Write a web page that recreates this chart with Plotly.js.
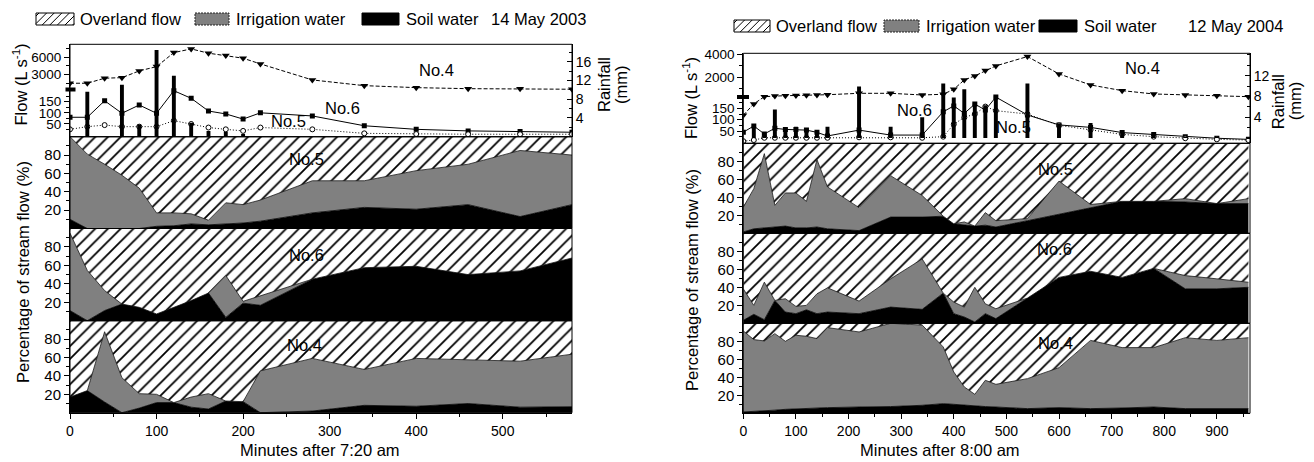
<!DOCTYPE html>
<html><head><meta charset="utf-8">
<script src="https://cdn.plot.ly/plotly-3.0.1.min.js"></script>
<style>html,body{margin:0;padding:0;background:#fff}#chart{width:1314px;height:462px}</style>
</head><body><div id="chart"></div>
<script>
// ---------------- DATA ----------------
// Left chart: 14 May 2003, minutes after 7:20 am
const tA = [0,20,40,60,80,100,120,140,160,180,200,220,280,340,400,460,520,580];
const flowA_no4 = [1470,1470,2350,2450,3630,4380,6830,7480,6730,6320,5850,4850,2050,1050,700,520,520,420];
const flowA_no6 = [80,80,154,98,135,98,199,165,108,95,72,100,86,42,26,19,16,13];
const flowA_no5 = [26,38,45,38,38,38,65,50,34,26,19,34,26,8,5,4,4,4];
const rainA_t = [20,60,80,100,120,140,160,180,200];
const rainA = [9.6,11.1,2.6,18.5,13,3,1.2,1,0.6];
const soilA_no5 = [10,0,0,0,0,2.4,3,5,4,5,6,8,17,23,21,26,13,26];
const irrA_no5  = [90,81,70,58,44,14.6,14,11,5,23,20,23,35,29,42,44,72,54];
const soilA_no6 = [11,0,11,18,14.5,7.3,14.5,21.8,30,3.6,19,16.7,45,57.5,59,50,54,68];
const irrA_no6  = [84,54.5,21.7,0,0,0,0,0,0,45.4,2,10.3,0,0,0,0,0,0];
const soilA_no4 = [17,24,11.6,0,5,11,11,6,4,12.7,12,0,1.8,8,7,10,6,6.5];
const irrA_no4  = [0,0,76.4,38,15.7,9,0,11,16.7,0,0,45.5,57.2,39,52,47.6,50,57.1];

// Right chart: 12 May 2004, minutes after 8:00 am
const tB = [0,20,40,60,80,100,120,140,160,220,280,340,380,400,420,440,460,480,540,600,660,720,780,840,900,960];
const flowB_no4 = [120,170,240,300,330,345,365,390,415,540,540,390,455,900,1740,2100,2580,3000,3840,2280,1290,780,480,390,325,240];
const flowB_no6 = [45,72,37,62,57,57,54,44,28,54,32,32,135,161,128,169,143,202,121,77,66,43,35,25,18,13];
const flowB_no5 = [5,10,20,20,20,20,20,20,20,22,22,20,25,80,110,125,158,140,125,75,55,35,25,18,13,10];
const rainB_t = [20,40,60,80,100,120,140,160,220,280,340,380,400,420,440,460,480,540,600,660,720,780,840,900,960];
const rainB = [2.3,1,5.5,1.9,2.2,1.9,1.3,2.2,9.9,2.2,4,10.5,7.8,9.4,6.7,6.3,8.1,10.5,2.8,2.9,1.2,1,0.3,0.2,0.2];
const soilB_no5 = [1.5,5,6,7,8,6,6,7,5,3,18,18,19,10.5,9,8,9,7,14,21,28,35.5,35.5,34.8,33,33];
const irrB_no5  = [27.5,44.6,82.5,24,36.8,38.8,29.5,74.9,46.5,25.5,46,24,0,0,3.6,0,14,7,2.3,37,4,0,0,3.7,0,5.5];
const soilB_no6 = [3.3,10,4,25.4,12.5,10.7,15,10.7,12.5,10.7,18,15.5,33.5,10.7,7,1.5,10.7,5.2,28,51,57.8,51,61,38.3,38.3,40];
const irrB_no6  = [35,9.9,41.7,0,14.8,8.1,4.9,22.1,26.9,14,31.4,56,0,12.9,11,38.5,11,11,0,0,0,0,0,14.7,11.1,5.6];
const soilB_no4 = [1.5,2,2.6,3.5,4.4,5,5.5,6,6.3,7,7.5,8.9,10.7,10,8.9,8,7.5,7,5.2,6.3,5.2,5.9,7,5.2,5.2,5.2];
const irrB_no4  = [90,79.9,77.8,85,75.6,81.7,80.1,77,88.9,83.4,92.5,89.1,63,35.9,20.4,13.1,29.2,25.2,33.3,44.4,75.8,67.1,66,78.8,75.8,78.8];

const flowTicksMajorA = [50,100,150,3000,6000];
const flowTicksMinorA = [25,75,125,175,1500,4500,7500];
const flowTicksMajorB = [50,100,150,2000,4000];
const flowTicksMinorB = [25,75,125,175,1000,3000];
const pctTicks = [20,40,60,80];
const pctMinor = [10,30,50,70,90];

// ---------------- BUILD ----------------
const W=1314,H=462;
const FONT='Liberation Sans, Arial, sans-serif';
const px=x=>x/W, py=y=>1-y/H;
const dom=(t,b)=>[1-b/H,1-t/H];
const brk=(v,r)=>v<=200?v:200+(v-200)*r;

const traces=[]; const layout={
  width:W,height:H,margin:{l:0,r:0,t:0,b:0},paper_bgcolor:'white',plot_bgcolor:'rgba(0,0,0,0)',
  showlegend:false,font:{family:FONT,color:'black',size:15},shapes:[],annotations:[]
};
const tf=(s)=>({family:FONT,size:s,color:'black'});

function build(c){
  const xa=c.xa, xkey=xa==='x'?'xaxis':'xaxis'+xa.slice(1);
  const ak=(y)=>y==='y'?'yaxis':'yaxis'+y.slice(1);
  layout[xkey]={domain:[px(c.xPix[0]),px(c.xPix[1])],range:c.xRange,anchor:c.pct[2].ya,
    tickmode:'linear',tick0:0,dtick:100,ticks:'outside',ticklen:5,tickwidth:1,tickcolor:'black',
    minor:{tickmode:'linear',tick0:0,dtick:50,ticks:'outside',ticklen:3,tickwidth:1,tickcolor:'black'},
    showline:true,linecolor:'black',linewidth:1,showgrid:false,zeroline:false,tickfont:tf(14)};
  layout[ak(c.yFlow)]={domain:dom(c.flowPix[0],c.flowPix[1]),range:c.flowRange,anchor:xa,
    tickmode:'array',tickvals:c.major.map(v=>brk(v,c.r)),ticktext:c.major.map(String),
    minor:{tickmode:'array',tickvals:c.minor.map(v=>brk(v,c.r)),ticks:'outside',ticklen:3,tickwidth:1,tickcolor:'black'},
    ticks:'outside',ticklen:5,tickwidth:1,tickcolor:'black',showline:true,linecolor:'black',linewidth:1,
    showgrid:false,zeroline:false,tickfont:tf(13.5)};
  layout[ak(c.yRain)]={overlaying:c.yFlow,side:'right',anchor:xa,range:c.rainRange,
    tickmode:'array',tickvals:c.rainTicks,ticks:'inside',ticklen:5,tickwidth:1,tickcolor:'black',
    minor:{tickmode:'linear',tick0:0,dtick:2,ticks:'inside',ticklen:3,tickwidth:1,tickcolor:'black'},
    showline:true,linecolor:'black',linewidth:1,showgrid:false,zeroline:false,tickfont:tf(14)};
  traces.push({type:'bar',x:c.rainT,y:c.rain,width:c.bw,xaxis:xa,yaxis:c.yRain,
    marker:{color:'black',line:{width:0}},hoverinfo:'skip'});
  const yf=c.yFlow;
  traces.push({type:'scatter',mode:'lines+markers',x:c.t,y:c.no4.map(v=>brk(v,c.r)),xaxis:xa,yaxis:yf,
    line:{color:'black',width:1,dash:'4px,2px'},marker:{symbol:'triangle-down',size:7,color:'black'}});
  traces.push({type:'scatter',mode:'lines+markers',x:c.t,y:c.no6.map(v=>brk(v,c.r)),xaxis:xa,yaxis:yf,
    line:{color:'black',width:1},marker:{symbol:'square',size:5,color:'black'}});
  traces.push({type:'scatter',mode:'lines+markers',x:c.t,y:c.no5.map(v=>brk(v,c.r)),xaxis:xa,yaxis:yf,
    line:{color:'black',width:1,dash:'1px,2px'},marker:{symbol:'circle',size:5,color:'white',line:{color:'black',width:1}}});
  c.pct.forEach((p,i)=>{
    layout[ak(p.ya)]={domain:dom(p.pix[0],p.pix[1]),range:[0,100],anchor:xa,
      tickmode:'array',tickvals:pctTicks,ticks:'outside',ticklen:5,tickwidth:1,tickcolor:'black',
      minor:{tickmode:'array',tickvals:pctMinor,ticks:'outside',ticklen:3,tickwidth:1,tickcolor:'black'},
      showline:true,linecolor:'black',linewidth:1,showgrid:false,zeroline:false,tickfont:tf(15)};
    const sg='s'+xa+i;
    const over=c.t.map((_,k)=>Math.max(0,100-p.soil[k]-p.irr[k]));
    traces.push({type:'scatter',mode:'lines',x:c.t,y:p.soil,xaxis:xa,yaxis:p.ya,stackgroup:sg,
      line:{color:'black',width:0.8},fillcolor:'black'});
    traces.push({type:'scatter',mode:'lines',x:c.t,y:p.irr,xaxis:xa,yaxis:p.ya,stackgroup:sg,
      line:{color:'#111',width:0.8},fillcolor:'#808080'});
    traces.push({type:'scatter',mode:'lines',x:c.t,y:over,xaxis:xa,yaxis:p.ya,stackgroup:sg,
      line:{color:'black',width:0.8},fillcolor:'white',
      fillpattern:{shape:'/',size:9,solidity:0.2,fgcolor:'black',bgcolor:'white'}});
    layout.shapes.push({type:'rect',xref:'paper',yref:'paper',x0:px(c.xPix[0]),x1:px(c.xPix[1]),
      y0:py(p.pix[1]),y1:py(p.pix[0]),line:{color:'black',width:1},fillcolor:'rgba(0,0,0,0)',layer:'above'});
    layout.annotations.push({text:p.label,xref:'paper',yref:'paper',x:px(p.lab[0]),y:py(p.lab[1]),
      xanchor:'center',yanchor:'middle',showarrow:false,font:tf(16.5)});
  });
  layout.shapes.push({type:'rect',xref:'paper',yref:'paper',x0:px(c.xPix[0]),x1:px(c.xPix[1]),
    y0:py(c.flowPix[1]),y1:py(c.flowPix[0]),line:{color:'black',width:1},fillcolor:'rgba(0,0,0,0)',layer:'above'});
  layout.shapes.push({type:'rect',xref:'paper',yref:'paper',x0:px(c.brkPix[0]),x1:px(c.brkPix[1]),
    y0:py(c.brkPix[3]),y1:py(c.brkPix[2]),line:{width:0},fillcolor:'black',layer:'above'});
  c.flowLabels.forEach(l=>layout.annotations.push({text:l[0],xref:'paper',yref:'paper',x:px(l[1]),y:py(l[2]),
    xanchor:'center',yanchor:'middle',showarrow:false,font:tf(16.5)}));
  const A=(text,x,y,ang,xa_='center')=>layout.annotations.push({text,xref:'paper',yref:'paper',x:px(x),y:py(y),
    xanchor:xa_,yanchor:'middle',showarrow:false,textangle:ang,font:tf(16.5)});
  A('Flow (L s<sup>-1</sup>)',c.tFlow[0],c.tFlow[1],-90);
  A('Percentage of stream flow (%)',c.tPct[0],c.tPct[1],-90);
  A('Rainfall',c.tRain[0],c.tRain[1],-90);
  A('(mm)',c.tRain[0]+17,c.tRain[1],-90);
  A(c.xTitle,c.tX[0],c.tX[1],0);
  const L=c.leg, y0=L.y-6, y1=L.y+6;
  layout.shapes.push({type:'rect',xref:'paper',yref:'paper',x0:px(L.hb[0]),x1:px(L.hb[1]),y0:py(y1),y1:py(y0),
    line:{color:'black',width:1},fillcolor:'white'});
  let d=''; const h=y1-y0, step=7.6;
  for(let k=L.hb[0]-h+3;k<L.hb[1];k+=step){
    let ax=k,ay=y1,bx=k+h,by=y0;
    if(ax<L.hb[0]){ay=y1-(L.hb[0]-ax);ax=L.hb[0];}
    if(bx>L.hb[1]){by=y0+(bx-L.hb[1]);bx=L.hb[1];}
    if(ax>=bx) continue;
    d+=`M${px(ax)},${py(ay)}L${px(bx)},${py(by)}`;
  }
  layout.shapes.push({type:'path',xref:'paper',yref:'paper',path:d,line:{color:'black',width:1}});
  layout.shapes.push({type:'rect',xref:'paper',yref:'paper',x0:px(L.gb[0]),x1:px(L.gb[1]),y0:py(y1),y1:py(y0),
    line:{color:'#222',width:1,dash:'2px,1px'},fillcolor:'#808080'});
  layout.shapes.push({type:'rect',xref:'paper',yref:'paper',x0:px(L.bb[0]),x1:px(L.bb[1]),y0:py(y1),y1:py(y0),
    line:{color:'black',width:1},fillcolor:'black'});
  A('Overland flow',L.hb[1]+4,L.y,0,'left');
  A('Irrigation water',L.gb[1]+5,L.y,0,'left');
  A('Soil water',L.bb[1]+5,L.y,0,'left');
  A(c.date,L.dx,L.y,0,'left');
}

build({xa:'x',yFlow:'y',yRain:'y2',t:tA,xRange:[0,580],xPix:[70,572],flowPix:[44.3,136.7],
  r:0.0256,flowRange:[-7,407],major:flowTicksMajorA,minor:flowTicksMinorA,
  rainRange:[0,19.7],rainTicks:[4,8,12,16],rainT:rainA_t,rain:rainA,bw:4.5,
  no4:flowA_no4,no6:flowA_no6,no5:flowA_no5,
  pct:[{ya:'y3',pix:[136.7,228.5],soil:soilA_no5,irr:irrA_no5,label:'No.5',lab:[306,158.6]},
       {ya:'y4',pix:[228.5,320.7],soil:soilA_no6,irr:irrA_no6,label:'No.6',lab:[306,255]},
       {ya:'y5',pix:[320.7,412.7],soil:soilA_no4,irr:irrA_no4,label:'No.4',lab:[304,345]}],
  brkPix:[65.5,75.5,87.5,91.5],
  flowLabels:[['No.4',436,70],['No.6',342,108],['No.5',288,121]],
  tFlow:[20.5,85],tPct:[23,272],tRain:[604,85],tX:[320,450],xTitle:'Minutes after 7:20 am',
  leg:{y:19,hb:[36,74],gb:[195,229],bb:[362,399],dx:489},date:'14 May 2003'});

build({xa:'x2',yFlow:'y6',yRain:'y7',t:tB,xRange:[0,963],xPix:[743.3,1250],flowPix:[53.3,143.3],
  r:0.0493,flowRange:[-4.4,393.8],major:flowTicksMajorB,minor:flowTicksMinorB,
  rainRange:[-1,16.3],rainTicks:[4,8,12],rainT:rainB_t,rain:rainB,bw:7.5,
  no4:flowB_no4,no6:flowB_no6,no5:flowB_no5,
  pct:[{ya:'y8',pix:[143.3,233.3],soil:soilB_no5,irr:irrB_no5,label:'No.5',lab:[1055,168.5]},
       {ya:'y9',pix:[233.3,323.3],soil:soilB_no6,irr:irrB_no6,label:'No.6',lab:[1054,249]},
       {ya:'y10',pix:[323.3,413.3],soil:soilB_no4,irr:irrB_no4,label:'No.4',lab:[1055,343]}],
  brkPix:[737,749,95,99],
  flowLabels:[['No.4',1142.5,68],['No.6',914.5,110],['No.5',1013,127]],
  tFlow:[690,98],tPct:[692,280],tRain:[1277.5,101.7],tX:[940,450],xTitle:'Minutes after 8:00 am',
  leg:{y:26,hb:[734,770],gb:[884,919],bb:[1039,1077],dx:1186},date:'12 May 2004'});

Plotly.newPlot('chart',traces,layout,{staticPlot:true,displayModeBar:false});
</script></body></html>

» **Stated goal**: List all lines where "chart" occurs.

» **Correct result**:
Write a web page that recreates this chart with Plotly.js.
<style>html,body{margin:0;padding:0;background:#fff}#chart{width:1314px;height:462px}</style>
</head><body><div id="chart"></div>
// Left chart: 14 May 2003, minutes after 7:20 am
// Right chart: 12 May 2004, minutes after 8:00 am
Plotly.newPlot('chart',traces,layout,{staticPlot:true,displayModeBar:false});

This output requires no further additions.